Это был один из тех обычных в революционные эпохи людей, которые поразительно быстро выдвигаются, а затем еще быстрее меркнут. Первый, кому было поручено организовать в Киеве милицию, был, светлой памяти, незабвенный Владимир Константинович Калачевcкий[14]. Его и сменил через некоторое время поручик-кавалерист Лепарский. Он казался вполне на месте на своем посту. Лихой наездник и в области политики, он умел прекрасно обходиться с той разношерстной массой, из которой состояла вновь народившаяся городская милиция. Его личная смелость, молодцеватость, словоохотливость и самоуверенность импонировали его подчиненным. Но, как мы скоро все заметили, милейший Александр Николаевич уж слишком много времени отдавал политическим заседаниям, чтобы не страдали от этого его технические обязанности. А затем, его прямолинейность никак не мирилась с той, по необходимости, внепартийной позицией, которую должен занимать блюститель благочиния и порядка. В результате он натворил много бестактностей и так озлобил против себя украинцев, что, как только перешла к ним власть, он был мгновенно отставлен. После этого Лепарcкий больше не фигурировал на политическом горизонте.

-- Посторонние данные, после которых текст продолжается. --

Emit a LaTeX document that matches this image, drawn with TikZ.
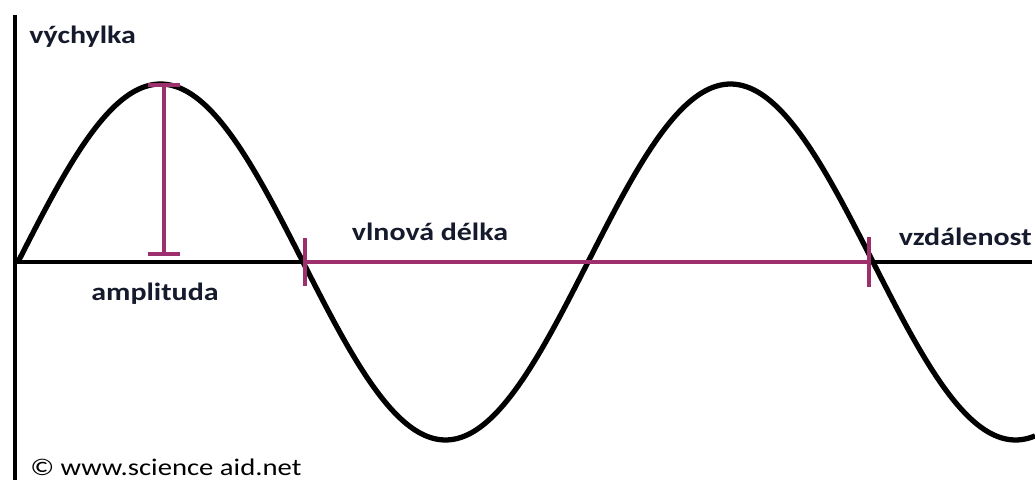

Наряду с указанными выше крупнейшими политическими организациями города Киева в Исполнительном комитете был также представлен «Коалиционный совет киевского студенчества». По-видимому, допущение представителей от студентов в высший орган местной власти было сделано во внимание к старым заслугам учащихся высшей школы в освободительном движении. Но когда настроения первого момента несколько осели, и пришло время приступить к серьезной организационной работе, дефилирование студентов и курсисток, особенно на наших соединенных заседаниях (о них речь впереди), производило впечатление чего-то не вполне уместного. Полномочным делегатом студенчества в Исполнительном комитете был молодой студент Г.И.Гуревич. Это был довольно красивый и способный молодой человек, который, по мере сил, старался подогревать наш «революционный энтузиазм». Тогда он был эсером, но затем пошел дальше… Четыре года спустя я сидел в кабинете помощника заведующего киевским «Губюстом» товарища Волкова и объяснялся с ним по поводу полученного мной от Наркома юстиции вызова «в порядке мобилизации юристов» отправиться на службу в Харьков. Товарищ Волков уговаривал меня подчиниться приказу и обещал предоставить мне с женой для комфортабельного проезда — арестантский вагон. Он не был в восторге от моей хорошей памяти, когда я напомнил ему о нашей совместной работе в Исполнительном комитете и о «коалиционном студенчестве» …
Фигура Г.П.Гуревича напоминает мне горячие споры, которые мы вели с ним по одному из самых тягостных вопросов, с какими пришлось столкнуться Комитету, — по вопросу о судьбе бывших служащих жандармского управления и охранки. Февральский переворот произошел у нас, как я уже говорил, не только абсолютно бескровно, но и вообще совершенно безболезненно. Не было никаких насилий и эксцессов. И из огромной массы служителей старого режима, единственные подвергшиеся аресту — были жандармы и охранники. Впоследствии, для установления индивидуальной ответственности и вины каждого из арестованных, при Исполнительном комитете была организована следственная комиссия, в состав которой вошли лучшие криминалисты из киевского судебного и адвокатского мира. Эта комиссия допрашивала заключенных и свидетелей и затем сообщала свое заключение Исполнительному комитету. В большинстве случаев заключения комиссии были в смысле немедленного освобождения арестованного. Но в Комитете каждое такое заключение неминуемо вызывало бурю протестов, и особенно неистовствовал в таких случаях представитель коалиционного студенчества.
14
Этот талантливейший киевский адвокат-криминалист безвременно скончался 28 мая 1921 в Мелитополе, после тяжелых мытарств по большевистским тюрьмам и этапам.